→ **Written exercise**
Quote the material below exactly as written, from the first line to the line that holds "import numpy as np", endpoints included.

→ **Working data**
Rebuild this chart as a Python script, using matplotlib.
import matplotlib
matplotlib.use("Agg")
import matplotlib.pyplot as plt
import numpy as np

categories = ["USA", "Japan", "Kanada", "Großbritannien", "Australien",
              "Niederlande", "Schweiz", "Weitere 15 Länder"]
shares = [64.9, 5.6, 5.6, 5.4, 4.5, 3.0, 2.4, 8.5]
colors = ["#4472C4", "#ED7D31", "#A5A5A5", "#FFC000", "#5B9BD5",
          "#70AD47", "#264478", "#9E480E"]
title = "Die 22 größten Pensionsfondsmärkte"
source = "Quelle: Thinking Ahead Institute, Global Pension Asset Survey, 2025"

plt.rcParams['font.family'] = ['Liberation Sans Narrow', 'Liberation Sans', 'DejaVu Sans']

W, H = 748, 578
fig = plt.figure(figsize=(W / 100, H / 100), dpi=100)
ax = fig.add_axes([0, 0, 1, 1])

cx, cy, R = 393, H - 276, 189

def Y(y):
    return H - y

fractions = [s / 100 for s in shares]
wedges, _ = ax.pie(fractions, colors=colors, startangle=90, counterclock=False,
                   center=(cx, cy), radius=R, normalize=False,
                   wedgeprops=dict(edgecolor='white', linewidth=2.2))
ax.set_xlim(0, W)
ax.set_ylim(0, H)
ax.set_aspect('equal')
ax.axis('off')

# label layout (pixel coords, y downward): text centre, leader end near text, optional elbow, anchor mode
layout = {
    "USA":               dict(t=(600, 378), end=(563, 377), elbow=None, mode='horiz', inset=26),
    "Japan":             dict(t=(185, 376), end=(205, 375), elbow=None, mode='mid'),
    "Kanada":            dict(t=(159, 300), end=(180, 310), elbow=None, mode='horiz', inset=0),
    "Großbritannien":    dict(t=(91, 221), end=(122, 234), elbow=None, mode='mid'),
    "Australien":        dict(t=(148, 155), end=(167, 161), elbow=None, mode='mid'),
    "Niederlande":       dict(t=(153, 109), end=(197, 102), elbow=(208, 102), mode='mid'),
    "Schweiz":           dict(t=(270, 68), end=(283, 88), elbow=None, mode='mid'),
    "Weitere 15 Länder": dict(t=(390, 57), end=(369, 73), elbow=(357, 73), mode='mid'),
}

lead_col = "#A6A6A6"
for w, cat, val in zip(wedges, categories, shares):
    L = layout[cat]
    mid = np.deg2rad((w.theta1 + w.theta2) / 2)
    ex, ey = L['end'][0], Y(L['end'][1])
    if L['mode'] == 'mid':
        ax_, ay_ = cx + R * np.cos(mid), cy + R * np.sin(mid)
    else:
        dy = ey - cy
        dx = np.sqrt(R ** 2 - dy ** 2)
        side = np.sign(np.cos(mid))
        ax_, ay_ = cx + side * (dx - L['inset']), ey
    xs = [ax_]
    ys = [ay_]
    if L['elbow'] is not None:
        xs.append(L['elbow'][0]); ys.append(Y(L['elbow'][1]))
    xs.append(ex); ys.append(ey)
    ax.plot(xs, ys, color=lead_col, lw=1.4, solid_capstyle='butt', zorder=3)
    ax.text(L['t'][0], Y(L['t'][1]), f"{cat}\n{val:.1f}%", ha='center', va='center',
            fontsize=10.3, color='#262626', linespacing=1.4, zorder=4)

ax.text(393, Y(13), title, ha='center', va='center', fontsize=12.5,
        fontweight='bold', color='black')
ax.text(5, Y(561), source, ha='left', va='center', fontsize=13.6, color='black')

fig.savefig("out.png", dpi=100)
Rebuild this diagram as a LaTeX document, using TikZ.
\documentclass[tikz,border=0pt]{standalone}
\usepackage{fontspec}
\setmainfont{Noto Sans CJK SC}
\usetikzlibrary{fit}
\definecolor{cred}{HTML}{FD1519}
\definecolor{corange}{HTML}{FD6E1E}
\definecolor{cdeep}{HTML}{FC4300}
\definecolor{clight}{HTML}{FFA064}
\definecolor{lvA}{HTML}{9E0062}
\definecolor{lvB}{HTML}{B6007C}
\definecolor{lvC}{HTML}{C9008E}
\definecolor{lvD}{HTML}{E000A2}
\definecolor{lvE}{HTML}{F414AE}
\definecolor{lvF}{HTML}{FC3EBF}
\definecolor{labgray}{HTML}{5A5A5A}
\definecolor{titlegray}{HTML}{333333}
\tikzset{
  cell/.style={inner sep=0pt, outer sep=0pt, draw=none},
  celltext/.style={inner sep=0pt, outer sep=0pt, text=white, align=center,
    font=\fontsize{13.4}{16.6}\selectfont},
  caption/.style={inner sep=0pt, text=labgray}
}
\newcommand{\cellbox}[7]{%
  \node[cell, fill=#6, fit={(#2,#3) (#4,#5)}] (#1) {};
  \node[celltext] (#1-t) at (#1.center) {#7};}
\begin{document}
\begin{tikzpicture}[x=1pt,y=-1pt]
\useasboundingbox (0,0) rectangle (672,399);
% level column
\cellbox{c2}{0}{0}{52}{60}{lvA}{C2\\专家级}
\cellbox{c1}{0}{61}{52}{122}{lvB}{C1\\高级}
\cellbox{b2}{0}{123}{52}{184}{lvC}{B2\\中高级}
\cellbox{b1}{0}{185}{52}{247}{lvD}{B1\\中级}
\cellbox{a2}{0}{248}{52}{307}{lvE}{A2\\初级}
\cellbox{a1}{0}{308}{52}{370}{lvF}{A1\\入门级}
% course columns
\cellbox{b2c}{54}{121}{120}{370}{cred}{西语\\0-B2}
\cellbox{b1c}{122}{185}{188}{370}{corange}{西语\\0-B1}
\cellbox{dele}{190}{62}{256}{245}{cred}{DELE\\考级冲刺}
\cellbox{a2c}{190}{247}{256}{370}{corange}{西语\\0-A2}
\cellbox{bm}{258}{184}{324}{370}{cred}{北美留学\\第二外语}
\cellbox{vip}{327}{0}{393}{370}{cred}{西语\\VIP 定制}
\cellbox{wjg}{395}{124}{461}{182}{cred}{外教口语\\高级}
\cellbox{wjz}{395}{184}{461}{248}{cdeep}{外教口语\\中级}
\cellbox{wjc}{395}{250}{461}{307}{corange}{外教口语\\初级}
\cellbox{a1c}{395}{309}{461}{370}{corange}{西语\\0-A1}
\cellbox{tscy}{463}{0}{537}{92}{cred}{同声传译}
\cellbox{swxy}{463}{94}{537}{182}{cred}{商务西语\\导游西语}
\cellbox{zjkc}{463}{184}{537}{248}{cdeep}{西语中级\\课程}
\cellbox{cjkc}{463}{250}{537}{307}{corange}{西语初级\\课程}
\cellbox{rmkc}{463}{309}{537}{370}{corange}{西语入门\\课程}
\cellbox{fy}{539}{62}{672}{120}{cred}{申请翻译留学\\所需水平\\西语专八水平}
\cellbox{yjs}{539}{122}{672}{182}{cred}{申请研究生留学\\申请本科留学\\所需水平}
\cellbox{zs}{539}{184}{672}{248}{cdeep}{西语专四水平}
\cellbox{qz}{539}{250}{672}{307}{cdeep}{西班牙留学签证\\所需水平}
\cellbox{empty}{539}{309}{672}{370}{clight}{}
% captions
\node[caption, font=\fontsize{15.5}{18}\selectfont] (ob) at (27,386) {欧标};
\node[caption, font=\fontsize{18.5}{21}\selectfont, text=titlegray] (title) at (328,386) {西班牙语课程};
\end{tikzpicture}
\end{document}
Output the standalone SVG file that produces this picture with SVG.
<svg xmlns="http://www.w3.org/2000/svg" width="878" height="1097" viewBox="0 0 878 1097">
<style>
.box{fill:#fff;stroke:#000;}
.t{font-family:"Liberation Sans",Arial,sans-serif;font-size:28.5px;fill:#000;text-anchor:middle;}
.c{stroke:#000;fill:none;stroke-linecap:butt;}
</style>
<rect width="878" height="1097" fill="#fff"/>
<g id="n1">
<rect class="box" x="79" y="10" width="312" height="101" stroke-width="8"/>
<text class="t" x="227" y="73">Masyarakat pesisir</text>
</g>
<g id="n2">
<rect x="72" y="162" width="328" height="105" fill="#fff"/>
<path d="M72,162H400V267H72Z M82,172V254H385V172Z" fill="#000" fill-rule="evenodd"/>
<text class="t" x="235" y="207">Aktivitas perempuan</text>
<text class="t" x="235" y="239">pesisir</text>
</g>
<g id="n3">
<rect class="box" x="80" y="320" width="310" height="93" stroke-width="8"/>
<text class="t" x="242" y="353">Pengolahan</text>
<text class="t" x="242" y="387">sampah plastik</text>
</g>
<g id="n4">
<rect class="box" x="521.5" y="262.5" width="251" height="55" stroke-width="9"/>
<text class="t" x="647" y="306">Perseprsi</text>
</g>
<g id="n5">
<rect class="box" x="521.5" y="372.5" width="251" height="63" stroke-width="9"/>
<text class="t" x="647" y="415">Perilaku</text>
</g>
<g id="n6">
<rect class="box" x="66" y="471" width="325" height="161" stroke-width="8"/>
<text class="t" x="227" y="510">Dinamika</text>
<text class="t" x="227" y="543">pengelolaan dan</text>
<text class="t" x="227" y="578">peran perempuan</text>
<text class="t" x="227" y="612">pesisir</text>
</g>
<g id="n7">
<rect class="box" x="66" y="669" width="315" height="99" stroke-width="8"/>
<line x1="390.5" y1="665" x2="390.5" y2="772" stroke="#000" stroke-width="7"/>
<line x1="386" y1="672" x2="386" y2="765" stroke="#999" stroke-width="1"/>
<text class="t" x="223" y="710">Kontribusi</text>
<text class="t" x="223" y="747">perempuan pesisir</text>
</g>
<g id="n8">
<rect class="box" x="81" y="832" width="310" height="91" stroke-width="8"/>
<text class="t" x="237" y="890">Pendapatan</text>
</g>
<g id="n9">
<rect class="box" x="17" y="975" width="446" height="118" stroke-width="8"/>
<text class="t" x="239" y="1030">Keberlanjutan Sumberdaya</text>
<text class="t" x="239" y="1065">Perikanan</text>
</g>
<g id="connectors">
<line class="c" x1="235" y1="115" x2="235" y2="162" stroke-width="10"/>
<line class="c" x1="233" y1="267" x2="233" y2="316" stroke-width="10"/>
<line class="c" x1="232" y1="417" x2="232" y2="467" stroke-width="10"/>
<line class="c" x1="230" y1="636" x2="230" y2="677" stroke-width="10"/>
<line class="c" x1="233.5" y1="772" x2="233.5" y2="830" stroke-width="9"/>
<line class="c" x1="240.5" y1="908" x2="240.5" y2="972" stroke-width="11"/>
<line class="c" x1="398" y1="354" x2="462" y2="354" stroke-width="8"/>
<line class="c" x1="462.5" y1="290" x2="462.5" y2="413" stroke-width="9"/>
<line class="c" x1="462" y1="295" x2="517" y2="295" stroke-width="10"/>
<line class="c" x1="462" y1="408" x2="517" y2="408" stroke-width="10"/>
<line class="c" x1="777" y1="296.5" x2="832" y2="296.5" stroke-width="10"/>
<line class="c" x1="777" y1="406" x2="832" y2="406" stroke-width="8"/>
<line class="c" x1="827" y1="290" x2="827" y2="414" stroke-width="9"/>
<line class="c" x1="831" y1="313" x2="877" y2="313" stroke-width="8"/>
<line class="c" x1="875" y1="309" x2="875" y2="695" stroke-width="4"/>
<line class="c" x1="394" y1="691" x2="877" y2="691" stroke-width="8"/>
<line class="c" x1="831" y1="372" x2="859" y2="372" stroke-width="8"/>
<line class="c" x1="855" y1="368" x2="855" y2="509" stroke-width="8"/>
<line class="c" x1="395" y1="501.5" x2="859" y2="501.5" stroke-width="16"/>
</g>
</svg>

→ **Correct result**
Rebuild this chart as a Python script, using matplotlib.
import matplotlib
matplotlib.use("Agg")
import matplotlib.pyplot as plt
import numpy as np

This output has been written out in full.